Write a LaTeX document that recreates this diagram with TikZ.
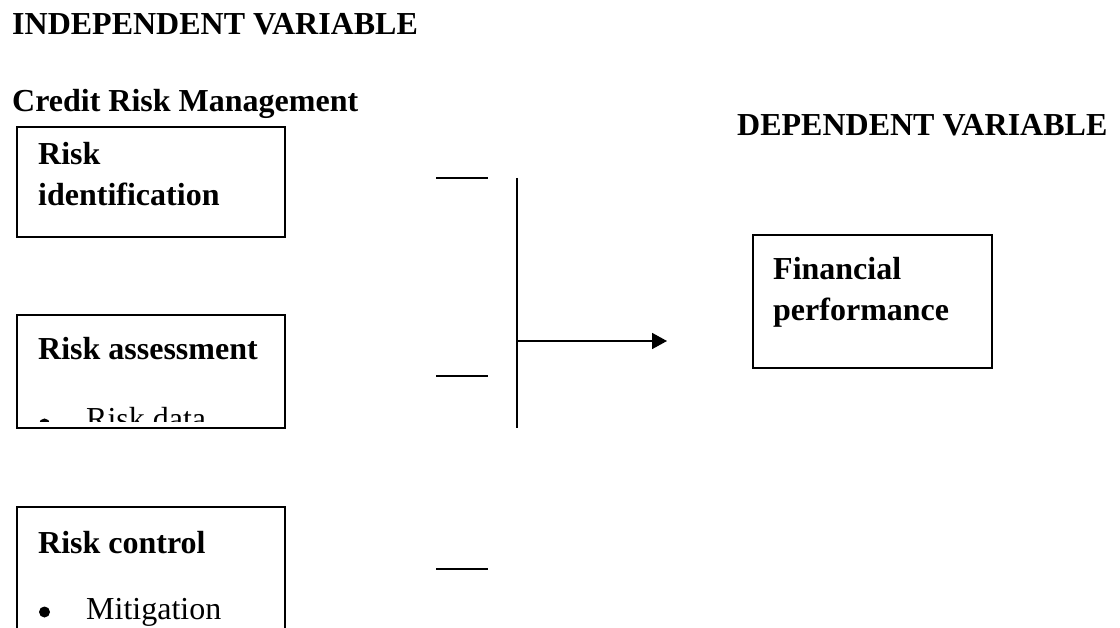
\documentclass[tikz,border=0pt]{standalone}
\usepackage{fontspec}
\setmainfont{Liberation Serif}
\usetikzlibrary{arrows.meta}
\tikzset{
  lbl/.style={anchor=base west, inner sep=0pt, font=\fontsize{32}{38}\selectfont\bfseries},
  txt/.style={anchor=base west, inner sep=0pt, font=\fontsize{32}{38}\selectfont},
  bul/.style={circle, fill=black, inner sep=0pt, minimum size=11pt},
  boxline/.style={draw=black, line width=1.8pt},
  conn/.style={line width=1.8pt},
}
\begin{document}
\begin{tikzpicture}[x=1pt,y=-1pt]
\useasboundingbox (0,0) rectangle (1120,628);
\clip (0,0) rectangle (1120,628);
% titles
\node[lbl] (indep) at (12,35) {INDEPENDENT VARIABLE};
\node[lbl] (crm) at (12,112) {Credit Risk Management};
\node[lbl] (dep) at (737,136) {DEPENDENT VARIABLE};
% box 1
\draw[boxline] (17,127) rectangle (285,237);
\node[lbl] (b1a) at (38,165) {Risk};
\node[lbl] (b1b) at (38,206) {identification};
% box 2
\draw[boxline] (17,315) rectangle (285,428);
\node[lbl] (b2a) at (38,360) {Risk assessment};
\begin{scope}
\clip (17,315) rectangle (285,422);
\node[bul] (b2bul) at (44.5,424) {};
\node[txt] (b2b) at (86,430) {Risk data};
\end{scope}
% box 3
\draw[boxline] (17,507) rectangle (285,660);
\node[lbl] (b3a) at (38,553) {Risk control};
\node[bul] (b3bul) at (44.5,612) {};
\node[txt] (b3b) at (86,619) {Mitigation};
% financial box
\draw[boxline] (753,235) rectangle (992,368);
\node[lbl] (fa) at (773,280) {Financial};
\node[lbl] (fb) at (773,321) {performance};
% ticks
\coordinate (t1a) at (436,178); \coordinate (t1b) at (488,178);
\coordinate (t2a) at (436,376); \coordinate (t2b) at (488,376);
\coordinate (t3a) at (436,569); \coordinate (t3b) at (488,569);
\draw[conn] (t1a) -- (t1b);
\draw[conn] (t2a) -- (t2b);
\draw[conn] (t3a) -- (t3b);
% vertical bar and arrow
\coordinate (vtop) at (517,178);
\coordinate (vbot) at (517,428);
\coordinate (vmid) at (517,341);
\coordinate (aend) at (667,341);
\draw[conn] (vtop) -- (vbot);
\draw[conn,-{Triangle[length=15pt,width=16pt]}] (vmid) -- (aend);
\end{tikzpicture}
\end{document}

======

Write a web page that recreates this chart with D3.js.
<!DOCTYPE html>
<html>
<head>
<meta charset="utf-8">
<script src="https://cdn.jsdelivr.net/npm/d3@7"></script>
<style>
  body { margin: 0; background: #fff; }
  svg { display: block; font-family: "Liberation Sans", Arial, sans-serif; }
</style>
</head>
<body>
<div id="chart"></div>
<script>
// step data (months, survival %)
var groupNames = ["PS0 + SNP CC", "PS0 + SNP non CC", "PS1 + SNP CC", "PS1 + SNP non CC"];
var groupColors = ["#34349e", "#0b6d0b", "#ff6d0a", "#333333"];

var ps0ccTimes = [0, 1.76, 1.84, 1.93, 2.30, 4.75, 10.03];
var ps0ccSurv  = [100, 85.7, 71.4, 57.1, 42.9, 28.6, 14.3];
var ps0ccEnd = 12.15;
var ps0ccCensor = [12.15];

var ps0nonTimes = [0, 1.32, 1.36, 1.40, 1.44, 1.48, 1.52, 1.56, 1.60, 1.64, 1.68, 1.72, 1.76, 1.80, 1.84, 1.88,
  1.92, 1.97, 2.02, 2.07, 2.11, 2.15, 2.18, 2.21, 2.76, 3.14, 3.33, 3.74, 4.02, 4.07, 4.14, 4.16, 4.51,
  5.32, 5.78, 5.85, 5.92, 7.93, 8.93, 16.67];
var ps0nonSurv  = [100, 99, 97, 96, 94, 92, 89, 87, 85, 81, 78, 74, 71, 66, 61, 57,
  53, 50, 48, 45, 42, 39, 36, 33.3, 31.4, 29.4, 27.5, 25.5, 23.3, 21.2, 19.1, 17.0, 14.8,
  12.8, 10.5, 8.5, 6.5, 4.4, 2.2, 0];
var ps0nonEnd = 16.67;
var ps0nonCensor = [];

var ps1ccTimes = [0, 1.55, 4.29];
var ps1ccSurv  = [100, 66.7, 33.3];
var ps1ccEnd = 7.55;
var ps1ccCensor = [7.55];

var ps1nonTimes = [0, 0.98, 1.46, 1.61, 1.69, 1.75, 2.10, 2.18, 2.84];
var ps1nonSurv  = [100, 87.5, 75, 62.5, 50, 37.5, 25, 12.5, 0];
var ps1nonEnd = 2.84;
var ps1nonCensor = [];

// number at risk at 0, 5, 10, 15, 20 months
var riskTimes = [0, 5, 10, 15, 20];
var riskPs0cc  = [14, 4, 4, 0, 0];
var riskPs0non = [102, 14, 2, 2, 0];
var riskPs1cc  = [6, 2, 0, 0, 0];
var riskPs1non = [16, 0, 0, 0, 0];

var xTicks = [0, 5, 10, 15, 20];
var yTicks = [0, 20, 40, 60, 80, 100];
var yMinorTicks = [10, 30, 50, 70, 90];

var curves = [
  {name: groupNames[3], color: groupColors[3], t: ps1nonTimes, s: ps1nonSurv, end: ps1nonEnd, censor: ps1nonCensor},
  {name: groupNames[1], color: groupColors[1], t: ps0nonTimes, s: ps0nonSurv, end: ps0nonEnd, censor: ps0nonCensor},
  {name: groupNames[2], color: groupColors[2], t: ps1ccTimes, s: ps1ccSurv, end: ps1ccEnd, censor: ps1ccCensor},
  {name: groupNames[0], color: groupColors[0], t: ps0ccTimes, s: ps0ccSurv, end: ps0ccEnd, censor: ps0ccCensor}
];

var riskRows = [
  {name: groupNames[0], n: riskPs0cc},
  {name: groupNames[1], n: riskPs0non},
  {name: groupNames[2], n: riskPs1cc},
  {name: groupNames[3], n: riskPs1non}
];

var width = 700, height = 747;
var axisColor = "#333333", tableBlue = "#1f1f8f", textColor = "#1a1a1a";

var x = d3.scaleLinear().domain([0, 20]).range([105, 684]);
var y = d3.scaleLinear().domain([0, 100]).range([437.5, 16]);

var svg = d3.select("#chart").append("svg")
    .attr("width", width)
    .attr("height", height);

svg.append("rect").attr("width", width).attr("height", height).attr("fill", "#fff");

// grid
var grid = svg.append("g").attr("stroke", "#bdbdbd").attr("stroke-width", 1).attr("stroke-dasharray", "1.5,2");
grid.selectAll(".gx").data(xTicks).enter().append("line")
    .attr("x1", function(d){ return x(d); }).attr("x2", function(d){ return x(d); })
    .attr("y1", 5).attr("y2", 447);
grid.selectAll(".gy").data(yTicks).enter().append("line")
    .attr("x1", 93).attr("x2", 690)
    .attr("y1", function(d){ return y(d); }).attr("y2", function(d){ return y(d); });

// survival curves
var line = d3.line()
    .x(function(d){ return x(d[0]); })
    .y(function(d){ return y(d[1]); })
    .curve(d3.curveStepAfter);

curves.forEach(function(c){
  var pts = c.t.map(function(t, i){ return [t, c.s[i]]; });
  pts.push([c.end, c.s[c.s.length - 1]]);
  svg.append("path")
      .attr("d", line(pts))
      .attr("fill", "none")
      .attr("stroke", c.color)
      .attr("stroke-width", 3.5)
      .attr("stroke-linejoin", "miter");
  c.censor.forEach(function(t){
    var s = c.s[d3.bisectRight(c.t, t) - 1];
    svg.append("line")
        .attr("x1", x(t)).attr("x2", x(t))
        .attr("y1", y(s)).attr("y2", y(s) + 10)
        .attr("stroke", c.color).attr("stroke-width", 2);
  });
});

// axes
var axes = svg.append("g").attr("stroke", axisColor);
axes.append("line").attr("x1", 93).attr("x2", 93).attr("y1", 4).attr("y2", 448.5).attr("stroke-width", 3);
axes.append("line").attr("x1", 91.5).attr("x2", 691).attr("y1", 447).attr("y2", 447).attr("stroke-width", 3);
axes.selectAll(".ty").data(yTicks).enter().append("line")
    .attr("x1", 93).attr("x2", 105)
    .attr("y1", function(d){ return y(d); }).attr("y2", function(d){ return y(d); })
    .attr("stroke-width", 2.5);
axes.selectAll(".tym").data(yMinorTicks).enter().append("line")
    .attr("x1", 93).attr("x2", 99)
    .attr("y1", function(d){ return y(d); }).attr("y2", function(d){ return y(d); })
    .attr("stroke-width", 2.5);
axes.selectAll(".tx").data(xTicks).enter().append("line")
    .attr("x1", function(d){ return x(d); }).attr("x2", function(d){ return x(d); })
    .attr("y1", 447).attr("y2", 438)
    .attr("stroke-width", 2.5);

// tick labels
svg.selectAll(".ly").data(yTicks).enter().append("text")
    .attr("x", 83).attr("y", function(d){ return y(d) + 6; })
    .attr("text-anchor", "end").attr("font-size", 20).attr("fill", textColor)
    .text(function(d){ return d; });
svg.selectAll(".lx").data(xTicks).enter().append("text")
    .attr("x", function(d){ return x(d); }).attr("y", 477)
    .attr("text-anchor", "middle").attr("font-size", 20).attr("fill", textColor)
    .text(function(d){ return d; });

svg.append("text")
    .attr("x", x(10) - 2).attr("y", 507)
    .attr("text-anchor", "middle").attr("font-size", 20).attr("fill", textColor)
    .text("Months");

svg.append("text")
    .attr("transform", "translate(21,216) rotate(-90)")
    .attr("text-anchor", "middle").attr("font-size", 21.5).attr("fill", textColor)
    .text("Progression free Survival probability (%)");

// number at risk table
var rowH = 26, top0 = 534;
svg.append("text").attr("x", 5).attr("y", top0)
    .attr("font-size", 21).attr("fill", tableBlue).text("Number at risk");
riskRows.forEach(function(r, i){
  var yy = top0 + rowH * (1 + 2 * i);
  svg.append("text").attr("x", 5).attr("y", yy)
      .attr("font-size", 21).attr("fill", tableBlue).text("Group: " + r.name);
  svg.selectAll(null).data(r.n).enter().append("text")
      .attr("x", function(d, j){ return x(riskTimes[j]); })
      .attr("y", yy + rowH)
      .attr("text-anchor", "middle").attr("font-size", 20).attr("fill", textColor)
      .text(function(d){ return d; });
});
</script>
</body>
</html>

======

_Do this_
Lines that hold the word "chart" are the ones to return, every one of them.

_Task answer_
Write a web page that recreates this chart with D3.js.
<div id="chart"></div>
var svg = d3.select("#chart").append("svg")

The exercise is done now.